• _EXERCISE TASK_:
The lines from the top of the material through the line with "0.8, 0.7, 0.6, 0.5]" are to be set down exactly. Leave the pictures out.

• _EXTRACTED RECORDS_:
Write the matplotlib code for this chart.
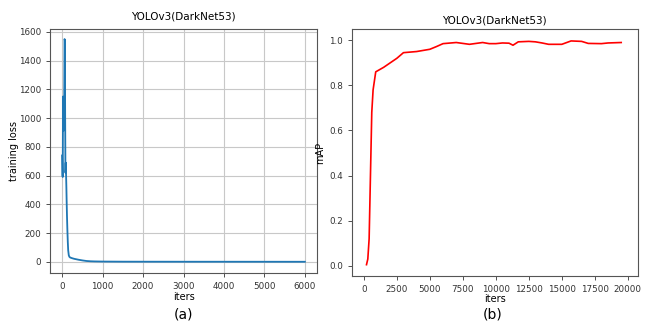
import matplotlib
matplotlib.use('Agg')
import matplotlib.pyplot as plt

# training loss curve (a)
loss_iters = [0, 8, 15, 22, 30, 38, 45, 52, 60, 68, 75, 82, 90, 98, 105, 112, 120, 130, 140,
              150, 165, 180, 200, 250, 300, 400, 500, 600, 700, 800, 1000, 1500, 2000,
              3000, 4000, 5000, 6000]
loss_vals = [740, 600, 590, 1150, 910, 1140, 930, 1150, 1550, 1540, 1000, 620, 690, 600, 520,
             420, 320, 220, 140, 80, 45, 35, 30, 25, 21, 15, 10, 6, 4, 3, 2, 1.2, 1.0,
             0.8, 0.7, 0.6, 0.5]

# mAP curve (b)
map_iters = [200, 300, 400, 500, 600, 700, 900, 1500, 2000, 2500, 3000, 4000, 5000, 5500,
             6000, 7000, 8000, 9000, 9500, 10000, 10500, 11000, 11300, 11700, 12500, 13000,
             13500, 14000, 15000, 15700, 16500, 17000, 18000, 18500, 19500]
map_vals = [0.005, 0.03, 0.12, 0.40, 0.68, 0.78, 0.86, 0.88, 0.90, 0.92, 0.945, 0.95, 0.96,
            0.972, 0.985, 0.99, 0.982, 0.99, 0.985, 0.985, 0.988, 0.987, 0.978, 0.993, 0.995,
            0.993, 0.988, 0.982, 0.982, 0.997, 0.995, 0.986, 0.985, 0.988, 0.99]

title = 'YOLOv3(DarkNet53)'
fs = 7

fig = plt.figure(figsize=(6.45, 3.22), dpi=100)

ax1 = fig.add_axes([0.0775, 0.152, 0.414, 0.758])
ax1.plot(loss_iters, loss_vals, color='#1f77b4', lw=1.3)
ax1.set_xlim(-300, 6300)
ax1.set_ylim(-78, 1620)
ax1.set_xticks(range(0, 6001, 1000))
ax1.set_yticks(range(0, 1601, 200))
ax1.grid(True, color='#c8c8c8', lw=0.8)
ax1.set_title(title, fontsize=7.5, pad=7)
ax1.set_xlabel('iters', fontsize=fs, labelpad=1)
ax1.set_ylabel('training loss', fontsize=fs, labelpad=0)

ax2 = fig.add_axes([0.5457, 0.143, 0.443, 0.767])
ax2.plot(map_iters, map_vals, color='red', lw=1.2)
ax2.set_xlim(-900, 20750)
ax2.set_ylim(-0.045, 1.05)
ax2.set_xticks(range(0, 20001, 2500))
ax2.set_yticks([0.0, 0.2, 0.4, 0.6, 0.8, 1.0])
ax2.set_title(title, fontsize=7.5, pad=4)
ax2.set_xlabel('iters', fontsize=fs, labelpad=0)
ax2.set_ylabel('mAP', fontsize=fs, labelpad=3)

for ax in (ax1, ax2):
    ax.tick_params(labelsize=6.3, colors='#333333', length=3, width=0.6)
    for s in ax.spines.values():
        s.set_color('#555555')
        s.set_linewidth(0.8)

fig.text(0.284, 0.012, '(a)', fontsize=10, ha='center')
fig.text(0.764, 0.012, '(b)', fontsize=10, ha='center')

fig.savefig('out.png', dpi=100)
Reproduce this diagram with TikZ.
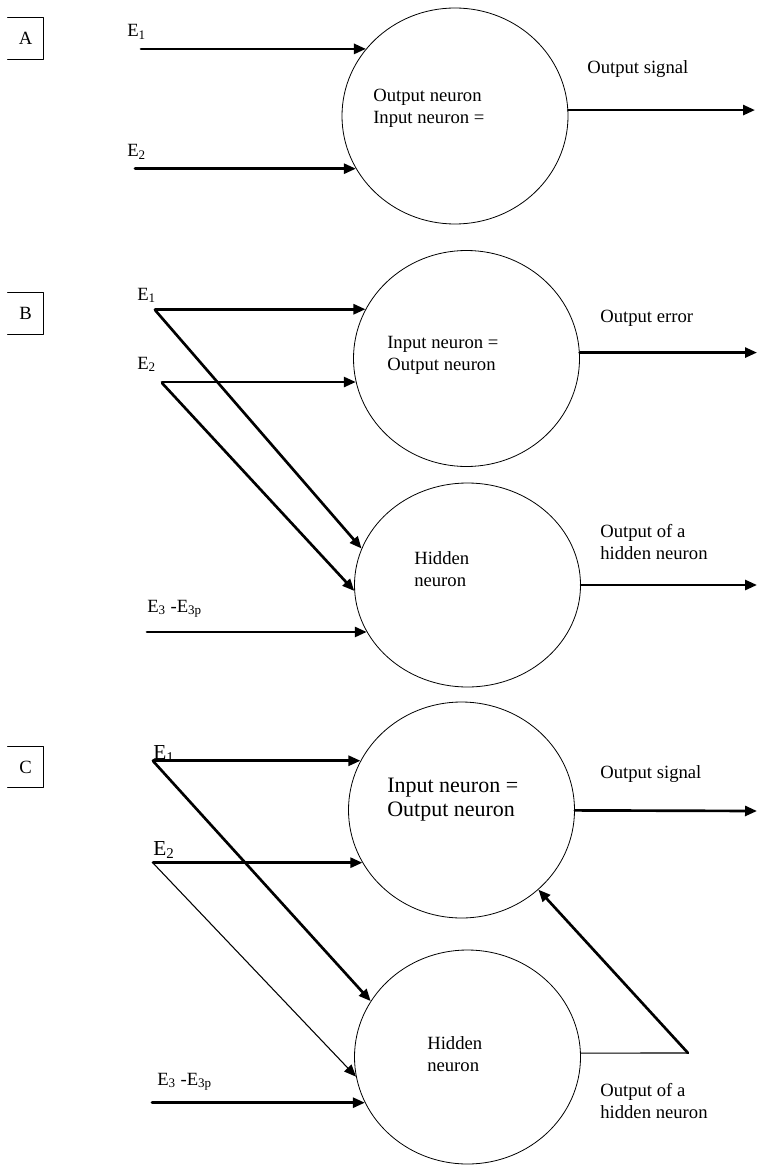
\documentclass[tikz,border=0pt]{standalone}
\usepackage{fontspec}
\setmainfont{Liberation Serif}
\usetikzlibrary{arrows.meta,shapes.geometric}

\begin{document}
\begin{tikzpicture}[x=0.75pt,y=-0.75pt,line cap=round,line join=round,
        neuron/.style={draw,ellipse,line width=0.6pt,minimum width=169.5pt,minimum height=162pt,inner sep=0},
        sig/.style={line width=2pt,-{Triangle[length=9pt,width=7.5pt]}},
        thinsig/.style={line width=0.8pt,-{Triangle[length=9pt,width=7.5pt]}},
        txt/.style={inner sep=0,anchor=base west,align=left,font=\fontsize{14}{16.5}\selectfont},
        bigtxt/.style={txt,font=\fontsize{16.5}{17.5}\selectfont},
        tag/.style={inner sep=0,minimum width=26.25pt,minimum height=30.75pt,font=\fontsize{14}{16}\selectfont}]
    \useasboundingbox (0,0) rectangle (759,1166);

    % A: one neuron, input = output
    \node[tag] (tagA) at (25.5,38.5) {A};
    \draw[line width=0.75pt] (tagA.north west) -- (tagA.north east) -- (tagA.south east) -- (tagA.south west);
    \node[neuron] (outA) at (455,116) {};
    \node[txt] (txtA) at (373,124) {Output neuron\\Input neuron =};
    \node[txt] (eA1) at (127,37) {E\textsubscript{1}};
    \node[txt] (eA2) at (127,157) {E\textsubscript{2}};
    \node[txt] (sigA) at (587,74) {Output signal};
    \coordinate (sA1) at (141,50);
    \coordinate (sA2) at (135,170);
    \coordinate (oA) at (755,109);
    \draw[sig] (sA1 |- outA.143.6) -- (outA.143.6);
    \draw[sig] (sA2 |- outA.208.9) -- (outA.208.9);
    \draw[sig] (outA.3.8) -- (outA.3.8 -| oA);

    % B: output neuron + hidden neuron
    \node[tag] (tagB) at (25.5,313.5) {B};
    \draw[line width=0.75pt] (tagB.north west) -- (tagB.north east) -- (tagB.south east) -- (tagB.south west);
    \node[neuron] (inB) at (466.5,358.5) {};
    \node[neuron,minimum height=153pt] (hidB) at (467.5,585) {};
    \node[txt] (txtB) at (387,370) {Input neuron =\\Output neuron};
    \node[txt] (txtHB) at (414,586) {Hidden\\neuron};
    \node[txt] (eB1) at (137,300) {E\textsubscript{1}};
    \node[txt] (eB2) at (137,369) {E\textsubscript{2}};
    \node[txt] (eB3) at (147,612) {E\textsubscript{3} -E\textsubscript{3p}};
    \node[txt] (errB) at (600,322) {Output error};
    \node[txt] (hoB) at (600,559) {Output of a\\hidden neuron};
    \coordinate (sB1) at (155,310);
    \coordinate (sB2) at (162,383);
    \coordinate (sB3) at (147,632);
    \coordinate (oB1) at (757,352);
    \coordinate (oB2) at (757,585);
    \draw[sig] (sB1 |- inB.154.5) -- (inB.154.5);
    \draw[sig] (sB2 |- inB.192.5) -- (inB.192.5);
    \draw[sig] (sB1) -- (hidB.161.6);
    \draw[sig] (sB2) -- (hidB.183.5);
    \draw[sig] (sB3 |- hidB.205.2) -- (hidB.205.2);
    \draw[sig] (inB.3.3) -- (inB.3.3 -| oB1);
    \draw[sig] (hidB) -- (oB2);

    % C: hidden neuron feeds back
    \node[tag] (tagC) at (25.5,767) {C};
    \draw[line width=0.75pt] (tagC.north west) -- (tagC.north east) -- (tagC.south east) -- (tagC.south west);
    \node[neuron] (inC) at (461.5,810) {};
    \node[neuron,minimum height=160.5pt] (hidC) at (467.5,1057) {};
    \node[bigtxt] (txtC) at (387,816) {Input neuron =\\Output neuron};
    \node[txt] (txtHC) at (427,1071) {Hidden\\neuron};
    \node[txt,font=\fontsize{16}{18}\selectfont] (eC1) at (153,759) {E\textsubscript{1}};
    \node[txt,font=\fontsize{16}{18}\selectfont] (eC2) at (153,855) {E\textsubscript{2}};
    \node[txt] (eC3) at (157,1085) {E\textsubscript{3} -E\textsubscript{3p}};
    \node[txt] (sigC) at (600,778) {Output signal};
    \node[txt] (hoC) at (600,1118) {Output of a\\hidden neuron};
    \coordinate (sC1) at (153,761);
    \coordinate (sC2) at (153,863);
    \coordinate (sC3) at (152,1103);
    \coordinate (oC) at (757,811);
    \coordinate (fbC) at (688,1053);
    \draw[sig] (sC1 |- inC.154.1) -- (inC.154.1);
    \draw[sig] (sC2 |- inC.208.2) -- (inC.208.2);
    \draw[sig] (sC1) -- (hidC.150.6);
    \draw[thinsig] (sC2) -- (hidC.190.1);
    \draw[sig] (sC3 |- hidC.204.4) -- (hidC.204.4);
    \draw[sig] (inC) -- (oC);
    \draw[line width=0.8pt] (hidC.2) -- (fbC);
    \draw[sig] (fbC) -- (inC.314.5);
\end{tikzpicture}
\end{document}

• _FULL OUTPUT_:
Write the matplotlib code for this chart.
import matplotlib
matplotlib.use('Agg')
import matplotlib.pyplot as plt

# training loss curve (a)
loss_iters = [0, 8, 15, 22, 30, 38, 45, 52, 60, 68, 75, 82, 90, 98, 105, 112, 120, 130, 140,
              150, 165, 180, 200, 250, 300, 400, 500, 600, 700, 800, 1000, 1500, 2000,
              3000, 4000, 5000, 6000]
loss_vals = [740, 600, 590, 1150, 910, 1140, 930, 1150, 1550, 1540, 1000, 620, 690, 600, 520,
             420, 320, 220, 140, 80, 45, 35, 30, 25, 21, 15, 10, 6, 4, 3, 2, 1.2, 1.0,
             0.8, 0.7, 0.6, 0.5]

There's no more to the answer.